“By learning to discover and value our ordinariness, we nurture a friendliness toward ourselves and the world that is the essence of a healthy soul.” Thomas Moore
“A little bit chatty” was written on the first report card that Miss Eight ever brought home. Even today, I can’t tell you what else the report said, most of it wonderful I suppose, but this, I remember.
It struck home with a blow. Most of my life, I had pretty much the same thing written on every report card I ever brought home too. The sound of my voice seemed to aggravate my teachers beyond despair, to the point, that a certain math teacher once resorted to throwing a chair at me, in a vain attempt to get me to shut up.
Recently, in a passing comment to Mr Dear Husband, I mentioned that people don’t seem very friendly at the supermarket.
“Well, what are you doing to them?” He inched a little to the right, and put up his hands into a classic boxing pose.
“What do you mean doing? I just chat to them while I am waiting in the queue!” I am feeling a little indignant… could I have made another blunder in the complicate world of German etiquette?
Mr Dear Husband cleared his throat a little, took a deep breath… “It could be, in fact quite possible, well maybe…”
“Oh get on with it please!!” Now I am sensing that something unpleasant is coming.
“Honey, people just don’t chat with complete strangers here.” He started doing that squinty thing with his eyes… and twisting his hands together.
HUH? Confusion. “How can it be that they don’t chat… what else is there to do while you are waiting in a queue? It’s not like you can flick through the latest magazines as your groceries are shot-gunned through the Aldi checkout.”
Mr Dear Husband did that tiny shake of his head and slight nibbling on his bottom lip. That is code for ‘No chance she is going to let me get away with this one’. I let him go… very Diane Fossey of me.
But the more I thought about it, the more I realised he was right. The reactions to my ‘chattiness’ have ranged from a half-way friendly nod to outright hostility. On one occasion, there I was just chatting away about some product or other with the lady in front (she was a non-German born chick too), when she mentioned that it wasn’t her groceries we were discussing. I turned slowly to find the tallest woman on the planet staring down at me with such a grim face that it gave me nightmares for a week. I didn’t even attempt to chat to her…

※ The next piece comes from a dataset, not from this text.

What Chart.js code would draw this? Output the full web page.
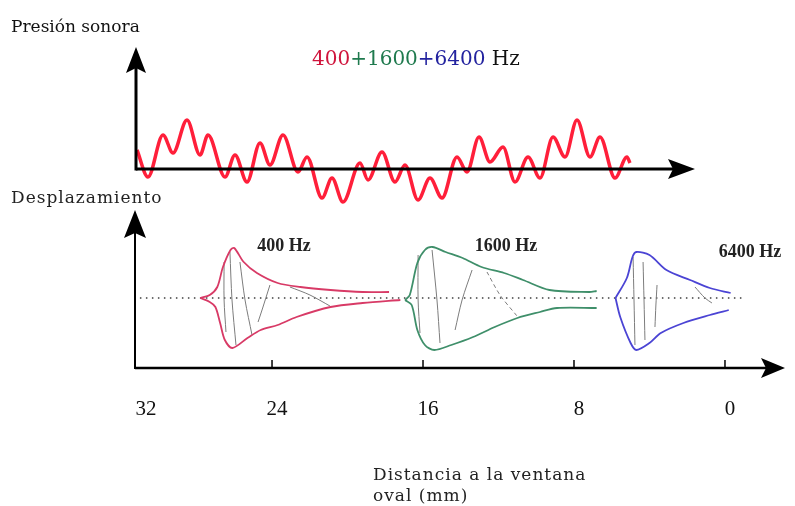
<!DOCTYPE html>
<html>
<head>
<meta charset="utf-8">
<script src="https://cdn.jsdelivr.net/npm/chart.js@4.4.1/dist/chart.umd.min.js"></script>
<style>
    html, body { margin: 0; padding: 0; background: #fff; }
    #wrap { position: relative; width: 795px; height: 506px; overflow: hidden; }
    #wrap canvas { position: absolute; left: 0; }
    #pressure-chart { top: 0; }
    #displacement-chart { top: 190px; }
</style>
</head>
<body>
<div id="wrap">
    <canvas id="pressure-chart" width="795" height="215"></canvas>
    <canvas id="displacement-chart" width="795" height="316"></canvas>
</div>
<script>
// ------------------------
// DATA
// ------------------------

// top panel: summed wave (time in arbitrary units, pressure in arbitrary units)
const waveTime = [0.1, 1.2, 2.7, 3.7, 5.1, 6.4, 7.2, 8.9, 9.9, 11.1, 12.4, 13.4, 14.7, 16.2, 17.1,
    18.6, 19.6, 20.7, 22.4, 23.2, 24.6, 25.9, 26.9, 28.2, 29.4, 30.6, 32.1, 33.1, 34.3, 35.4,
    36.7, 37.9, 39.2, 40.4, 41.7, 42.9, 44.1, 45.4, 46.4, 47.9, 49.1, 49.4];
const wavePressure = [1.9, -0.8, 3.4, 1.6, 4.9, 1.4, 3.4, -0.8, 1.4, -1.3, 2.6, 0.4, 3.4, -0.3, 1.2,
    -2.9, -0.9, -3.3, 0.6, -1.1, 1.7, -1.3, 0.4, -3.1, -0.9, -2.9, 1.2, -0.3, 3.2, 0.7,
    2.2, -1.3, 1.2, -0.9, 3.2, 1.2, 4.9, 1.2, 3.2, -0.9, 1.2, 0.6];

const titleParts = ["400", "+1600", "+6400", " Hz"];
const titleColors = ["#d0143c", "#1f7a4e", "#23239f", "#111111"];

// bottom panel: envelopes, [distance mm, displacement]
const env400Upper = [[27.8, 0], [27.3, 0.3], [26.9, 1.1], [26.6, 3.1], [26.2, 4.8], [26.0, 5.0], [25.5, 3.6],
    [24.8, 2.5], [23.7, 1.5], [22.5, 1.1], [20.9, 0.8], [19.2, 0.6], [17.8, 0.6]];
const env400Lower = [[27.8, 0], [27.3, -0.4], [27.0, -0.9], [26.75, -2.5], [26.5, -4.2], [26.1, -5.0], [25.3, -4.0],
    [24.6, -3.2], [23.7, -2.7], [22.7, -1.9], [20.9, -0.9], [19.2, -0.5], [17.2, -0.2]];
const env1600Upper = [[16.95, -0.2], [16.7, 0.3], [16.3, 3.5], [15.9, 4.8], [15.5, 5.1], [14.8, 4.6], [13.9, 4.0],
    [12.9, 3.1], [11.7, 2.5], [10.7, 1.8], [9.3, 0.8], [7.2, 0.6], [6.8, 0.7]];
const env1600Lower = [[16.95, -0.2], [16.6, -0.7], [16.3, -3.2], [15.9, -4.7], [15.4, -5.2], [14.5, -4.7],
    [13.35, -3.9], [12.2, -2.9], [11.0, -2.0], [9.8, -1.4], [8.9, -1.0], [6.8, -1.0]];
const env6400Upper = [[5.8, 0], [5.2, 2.0], [4.9, 4.1], [4.7, 4.6], [4.0, 4.3], [3.1, 2.8], [1.85, 1.8],
    [0.8, 1.0], [-0.3, 0.5]];
const env6400Lower = [[5.8, 0], [5.55, -1.9], [5.0, -4.5], [4.7, -5.2], [4.0, -4.5], [3.4, -3.5], [2.2, -2.5],
    [0.8, -1.7], [-0.2, -1.2]];

// snapshots of the wave inside each envelope
const snap400 = [
    [[26.54, 3.6], [26.54, -0.2], [26.44, -3.4]],
    [[26.23, 4.6], [26.12, -0.2], [25.91, -4.7]],
    [[25.7, 3.6], [25.43, -0.2], [25.06, -3.7]],
    [[24.11, 1.3], [24.53, -1.2], [24.74, -2.4]],
    [[23.05, 1.1], [21.99, 0.3], [20.93, -0.8]]
];
const snap1600 = [
    [[16.26, 4.3], [16.26, -0.2], [16.16, -3.5]],
    [[15.52, 4.8], [15.26, -0.2], [15.1, -4.5]],
    [[13.4, 2.8], [13.93, -0.2], [14.3, -3.2]],
    [[12.61, 2.6], [11.92, 0.3], [11.02, -1.8]]
];
const snap6400 = [
    [[4.87, 4.1], [4.82, -0.2], [4.77, -4.7]],
    [[4.34, 3.6], [4.29, -0.2], [4.24, -4.2]],
    [[3.6, 1.3], [3.66, -0.7], [3.71, -2.9]],
    [[1.59, 1.1], [1.06, 0], [0.69, -0.5]]
];

const restLine = [[31.0, 0], [-1.1, 0]];

const toneLabels = ["400 Hz", "1600 Hz", "6400 Hz"];
const toneColors = ["#d83a66", "#3f8f6a", "#4b44d4"];
const distTicks = [32, 24, 16, 8, 0];

// ------------------------
// CHART UTILITY
// ------------------------

let charts = {};

function createChart(canvasId, config) {
    const canvas = document.getElementById(canvasId);
    if (!canvas) return null;
    if (charts[canvasId]) charts[canvasId].destroy();
    const chart = new Chart(canvas.getContext("2d"), config);
    charts[canvasId] = chart;
    return chart;
}

const pts = arr => arr.map(p => ({ x: p[0], y: p[1] }));

function strokeLine(ctx, x1, y1, x2, y2) {
    ctx.beginPath();
    ctx.moveTo(x1, y1);
    ctx.lineTo(x2, y2);
    ctx.stroke();
}

function arrowUp(ctx, x, tipY, half, len) {
    ctx.beginPath();
    ctx.moveTo(x, tipY);
    ctx.lineTo(x + half, tipY + len);
    ctx.lineTo(x, tipY + len - 5);
    ctx.lineTo(x - half, tipY + len);
    ctx.closePath();
    ctx.fill();
}

function arrowRight(ctx, tipX, y, half, len) {
    ctx.beginPath();
    ctx.moveTo(tipX, y);
    ctx.lineTo(tipX - len, y - half);
    ctx.lineTo(tipX - len + 5, y);
    ctx.lineTo(tipX - len, y + half);
    ctx.closePath();
    ctx.fill();
}

// ------------------------
// TOP: SOUND PRESSURE
// ------------------------

const pressureDecor = {
    id: "pressureDecor",
    afterDatasetsDraw(chart) {
        const { ctx, chartArea, scales } = chart;
        const x0 = chartArea.left;
        const y0 = scales.y.getPixelForValue(0);

        ctx.save();
        ctx.strokeStyle = "#000";
        ctx.fillStyle = "#000";
        ctx.lineWidth = 3;
        strokeLine(ctx, x0, y0 + 1.5, x0, chartArea.top + 20);
        arrowUp(ctx, x0, chartArea.top, 10, 26);
        strokeLine(ctx, x0, y0, chartArea.right - 20, y0);
        arrowRight(ctx, chartArea.right, y0, 10, 27);

        ctx.fillStyle = "#111";
        ctx.textBaseline = "alphabetic";
        ctx.font = '17px "DejaVu Serif"';
        ctx.fillText("Presión sonora", 11, 32);

        ctx.font = '20px "DejaVu Serif"';
        let tx = 312;
        titleParts.forEach((part, i) => {
            ctx.fillStyle = titleColors[i];
            ctx.fillText(part, tx, 65);
            tx += ctx.measureText(part).width;
        });
        ctx.restore();
    }
};

createChart("pressure-chart", {
    type: "line",
    data: {
        datasets: [{
            data: waveTime.map((t, i) => ({ x: t, y: wavePressure[i] })),
            borderColor: "#ff1f3a",
            borderWidth: 3.5,
            pointRadius: 0,
            cubicInterpolationMode: "monotone",
            fill: false
        }]
    },
    options: {
        responsive: false,
        animation: false,
        layout: { padding: { left: 136, right: 100, top: 47, bottom: 5 } },
        plugins: { legend: { display: false }, tooltip: { enabled: false } },
        scales: {
            x: { type: "linear", display: false, min: 0, max: 55.9 },
            y: { display: false, min: -4.1, max: 12.2 }
        }
    },
    plugins: [pressureDecor]
});

// ------------------------
// BOTTOM: DISPLACEMENT
// ------------------------

const displacementDecor = {
    id: "displacementDecor",
    afterDatasetsDraw(chart) {
        const { ctx, chartArea, scales } = chart;
        const left = chartArea.left;
        const bottom = chartArea.bottom;

        ctx.save();
        ctx.strokeStyle = "#000";
        ctx.fillStyle = "#000";
        ctx.lineWidth = 2;
        strokeLine(ctx, left, bottom + 1, left, chartArea.top + 20);
        arrowUp(ctx, left, chartArea.top, 11, 28);
        ctx.lineWidth = 2.5;
        strokeLine(ctx, left, bottom, chartArea.right - 18, bottom);
        arrowRight(ctx, chartArea.right, bottom, 10, 24);

        ctx.lineWidth = 1.5;
        distTicks.forEach(v => {
            if (v > scales.x.max) return;
            const px = scales.x.getPixelForValue(v);
            strokeLine(ctx, px, bottom, px, bottom - 8);
        });

        ctx.fillStyle = "#111";
        ctx.textAlign = "center";
        ctx.textBaseline = "alphabetic";
        ctx.font = '21px "Liberation Serif"';
        distTicks.forEach(v => {
            const px = v > scales.x.max ? left + 11 : scales.x.getPixelForValue(v) + 5;
            ctx.fillText(String(v), px, bottom + 47);
        });

        ctx.font = 'bold 18px "Liberation Serif"';
        ctx.textBaseline = "middle";
        ctx.fillStyle = "#222";
        const labelPos = [[284, 56], [506, 56], [750, 62]];
        toneLabels.forEach((t, i) => ctx.fillText(t, labelPos[i][0], labelPos[i][1]));

        ctx.textAlign = "left";
        ctx.textBaseline = "alphabetic";
        ctx.font = '17px "DejaVu Serif"';
        ctx.letterSpacing = "1px";
        ctx.fillText("Desplazamiento", 11, 13);
        ctx.fillText("Distancia a la ventana", 373, 290);
        ctx.fillText("oval (mm)", 373, 311);
        ctx.restore();
    }
};

const envStyle = color => ({
    borderColor: color,
    borderWidth: 1.8,
    pointRadius: 0,
    tension: 0.3,
    fill: false,
    order: 1
});

const snapDatasets = (snaps, dashed) => snaps.map((s, i) => ({
    data: pts(s),
    borderColor: "#7c7c7c",
    borderWidth: 1,
    borderDash: dashed && i === snaps.length - 1 ? [4, 3] : [],
    pointRadius: 0,
    tension: 0.3,
    fill: false,
    order: 2
}));

createChart("displacement-chart", {
    type: "line",
    data: {
        datasets: [
            {
                data: pts(restLine),
                borderColor: "#6e6e6e",
                borderWidth: 2,
                borderDash: [1.5, 4.5],
                pointRadius: 0,
                fill: false,
                order: 5
            },
            ...snapDatasets(snap400, false),
            ...snapDatasets(snap1600, true),
            ...snapDatasets(snap6400, false),
            { data: pts(env400Upper), ...envStyle(toneColors[0]) },
            { data: pts(env400Lower), ...envStyle(toneColors[0]) },
            { data: pts(env1600Upper), ...envStyle(toneColors[1]) },
            { data: pts(env1600Lower), ...envStyle(toneColors[1]) },
            { data: pts(env6400Upper), ...envStyle(toneColors[2]) },
            { data: pts(env6400Lower), ...envStyle(toneColors[2]) }
        ]
    },
    options: {
        responsive: false,
        animation: false,
        layout: { padding: { left: 135, right: 10, top: 20, bottom: 138 } },
        plugins: { legend: { display: false }, tooltip: { enabled: false } },
        scales: {
            x: { type: "linear", display: false, reverse: true, min: -3.18, max: 31.26 },
            y: { display: false, min: -7.0, max: 8.8 }
        }
    },
    plugins: [displacementDecor]
});
</script>
</body>
</html>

It is something so Australian to chat when you are standing in a queue, be it about the weather or the lousy service, what you are cooking for dinner tonight… it doesn’t matter, you just chat.
Germans don’t do chat, it would appear. It goes a long way toward explaining why I get strange looks when they see me coming… the sort of looks usually reserved for the weird, wild-haired lady that lives with 47 cats.